Interestingly, whilst the BBC license fee is under threat, and people resent having to pay it, satellite television is on the increase at a cost far higher annually (pay per view) than the BBC fee.

Under the guise of giving people what they want (choice?), ‘independent’ television (that is - paid by advertising) is promoting consumerism to such a degree that, for example, every school child knows the stigmatisation of not wearing the right product. We must, therefore, ask ourselves if that is the world we want or whether dear old ‘Auntie’ might not have a valuable place after all and some constraints laid on those cunning and foxy, so called, ‘independent’ channels? Or we might even question the role of television in our lives. Today it is assumed that every household has a television in the UK, and indeed there are few exceptions. In promoting a descriptive view of the world television has no equal, are we then, in this discussion, living with the consequences of that, and are we prepared to accept them?

The consumer society.

We are consuming our world at a frightening rate. Our natural resources of Gas, Oil and Coal, are nearly exhausted, we may have a few decades yet, but that is all. The pre-eminent consumer nation in the world is also the nation most resistant to any action to curb the rate at which we are consuming our planet.

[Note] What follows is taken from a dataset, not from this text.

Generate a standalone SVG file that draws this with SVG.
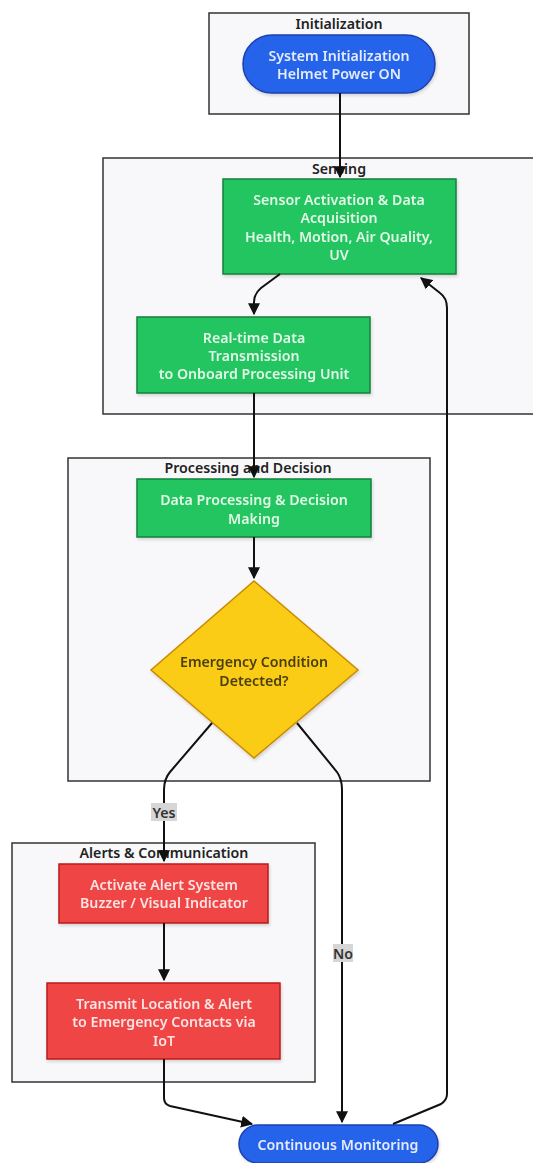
<svg xmlns="http://www.w3.org/2000/svg" width="533" height="1163" viewBox="0 0 533 1163">
<style>
text{font-family:"Noto Sans","Liberation Sans",sans-serif;font-size:14.2px;font-weight:600;text-anchor:middle;dominant-baseline:central}
.cl{fill:#f8f8fa;stroke:#333;stroke-width:1.5}
.ct{fill:#222}
.blue{fill:#2563eb;stroke:#1e40af;stroke-width:1.5}
.green{fill:#22c55e;stroke:#15803d;stroke-width:1.5}
.yellow{fill:#facc15;stroke:#ca8a04;stroke-width:1.5}
.red{fill:#ef4444;stroke:#b91c1c;stroke-width:1.5}
.lt{fill:#e4ecfb}
.gt{fill:#e3f7e8}
.rt{fill:#fbe3e3}
.yt{fill:#4a3f10}
.e{fill:none;stroke:#111;stroke-width:2;marker-end:url(#arr)}
.lbl{fill:#d6d6d6}
.lbt{fill:#333}
</style>
<defs>
<marker id="arr" markerUnits="userSpaceOnUse" markerWidth="12" markerHeight="12" refX="9" refY="5" orient="auto" viewBox="0 0 10 10">
<path d="M0,0 L10,5 L0,10 z" fill="#111"/>
</marker>
<filter id="sh" x="-10%" y="-10%" width="120%" height="130%">
<feDropShadow dx="1" dy="2" stdDeviation="1.5" flood-color="#000" flood-opacity="0.15"/>
</filter>
</defs>

<g id="cluster-init">
<rect class="cl" x="209" y="13" width="260" height="101"/>
<text class="ct" x="339" y="23">Initialization</text>
</g>
<g id="cluster-sensing">
<rect class="cl" x="103" y="158" width="440" height="256"/>
<text class="ct" x="339" y="168">Sensing</text>
</g>
<g id="cluster-processing">
<rect class="cl" x="68" y="458" width="362" height="323"/>
<text class="ct" x="248" y="467">Processing and Decision</text>
</g>
<g id="cluster-alerts">
<rect class="cl" x="12" y="843" width="303" height="239"/>
<text class="ct" x="164" y="852">Alerts &amp; Communication</text>
</g>

<g id="node-init" filter="url(#sh)">
<rect class="blue" x="243" y="35" width="192" height="58" rx="29"/>
<text class="lt" x="339" y="55">System Initialization</text>
<text class="lt" x="339" y="73">Helmet Power ON</text>
</g>
<g id="node-sensor" filter="url(#sh)">
<rect class="green" x="223" y="179" width="233" height="95"/>
<text class="gt" x="339" y="199">Sensor Activation &amp; Data</text>
<text class="gt" x="339" y="217">Acquisition</text>
<text class="gt" x="339" y="236">Health, Motion, Air Quality,</text>
<text class="gt" x="339" y="254">UV</text>
</g>
<g id="node-realtime" filter="url(#sh)">
<rect class="green" x="137" y="317" width="233" height="76"/>
<text class="gt" x="254" y="337">Real-time Data</text>
<text class="gt" x="254" y="355">Transmission</text>
<text class="gt" x="254" y="373">to Onboard Processing Unit</text>
</g>
<g id="node-processing" filter="url(#sh)">
<rect class="green" x="137" y="479" width="234" height="58"/>
<text class="gt" x="254" y="499">Data Processing &amp; Decision</text>
<text class="gt" x="254" y="518">Making</text>
</g>
<g id="node-decision" filter="url(#sh)">
<polygon class="yellow" points="254,581 358,670 254,758 151,670"/>
<text class="yt" x="254" y="661">Emergency Condition</text>
<text class="yt" x="254" y="680">Detected?</text>
</g>
<g id="node-alert" filter="url(#sh)">
<rect class="red" x="59" y="864" width="209" height="59"/>
<text class="rt" x="164" y="884">Activate Alert System</text>
<text class="rt" x="164" y="902">Buzzer / Visual Indicator</text>
</g>
<g id="node-transmit" filter="url(#sh)">
<rect class="red" x="47" y="983" width="233" height="76"/>
<text class="rt" x="164" y="1003">Transmit Location &amp; Alert</text>
<text class="rt" x="164" y="1021">to Emergency Contacts via</text>
<text class="rt" x="164" y="1040">IoT</text>
</g>
<g id="node-monitor" filter="url(#sh)">
<rect class="blue" x="239" y="1125" width="199" height="38" rx="19"/>
<text class="lt" x="338" y="1144">Continuous Monitoring</text>
</g>

<g id="connectors">
<path class="e" d="M340,93 L340,177"/>
<path class="e" d="M280,274 L261,288 Q254,294 254,302 L254,314"/>
<path class="e" d="M254,393 L254,477"/>
<path class="e" d="M254,537 L254,578"/>
<path class="e" d="M212,723 L170,772 Q164,779 164,790 L164,861"/>
<path class="e" d="M164,923 L164,980"/>
<path class="e" d="M297,723 L337,772 Q342,779 342,790 L342,1122"/>
<path class="e" d="M164,1059 L164,1098 Q164,1104 170,1106 L252,1124"/>
<path class="e" d="M393,1124 L441,1104 Q447,1100 447,1094 L447,308 Q447,298 440,293 L421,278"/>
<rect class="lbl" x="151" y="803" width="26" height="18"/>
<text class="lbt" x="164" y="812">Yes</text>
<rect class="lbl" x="333" y="944" width="20" height="18"/>
<text class="lbt" x="343" y="953">No</text>
</g>
</svg>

The government of the USA resists every attempt to address the problems that we are already facing as our natural resources decline and the effects our levels of consumption impose on the world, Global warming and ozone depletion, the destruction of natural flora and fauna and so on.

Few can doubt the motivation behind the recent invasion of Iraq was driven by greed for the oil resources that Iraq holds, for there is a power behind the government of both the UK and the USA. That power lies in massive corporations who make unimaginable profits, and wield unimaginable power through wealth. Indeed, it is clear that not only do they exert their power to influence our governments, the people appointed to power have many direct and indirect vested interests in those companies.

The effect of corporate greed on the world is so immense that it is impossible to grasp the enormity of it. Multi national corporations involved in Pharmaceuticals, Gas and Oil, soft drinks, dairy and food production, and massive supermarket chains are quite literally decimating not just the natural world but entire peoples and nations in their pursuit of profit and ever greater market dominance.

It is this greed that fuels today’s totalitarianism and fascism. It is this world of corporate predators that lies behind every decision facing us today in the world.

The way for identity cards has long been paved through what are called ‘loyalty cards’ promoted by companies hungry for our custom, who in return gain access to our spending habits, logged, monitored and targeted back at us, the consumers.

Entire national economies are now controlled by ‘Corporate Consumer Companies’. Nations succeed or fail by the dictates of the ‘Free Market Economy’, ‘Globalisation’ and ‘World Trade’.

Our governments are complicit in this and we each know, though it is hard to admit, that we ourselves are a part of this massive global problem. The most common feeling is that it is all too big, too much, for us to even begin to imagine what we can do. That may well be true, but at the very least we might begin to examine the problem, re-engage our critical faculties, maybe switch the television off for brief periods of reflection. At the very least allow ourselves to draw breath and re-engage with ourselves in a way that television, the media, consumption and the daily round of ever increasingly alienated job performance do not allow.

Whilst we may not be able to do anything about all ‘that’ yet, we might begin by reclaiming ourselves and learning to think again.




(1) The BBC is established by Royal Charter, and has been so from the very early days of its existence. The first Charter ran from 1 January 1927 to 31 December 1936, and we are now approaching the end of the eighth Charter. The fixed length of the Charter allows the Secretary of State an opportunity, every ten years or so, to look carefully at the BBC’s role, functions and structure.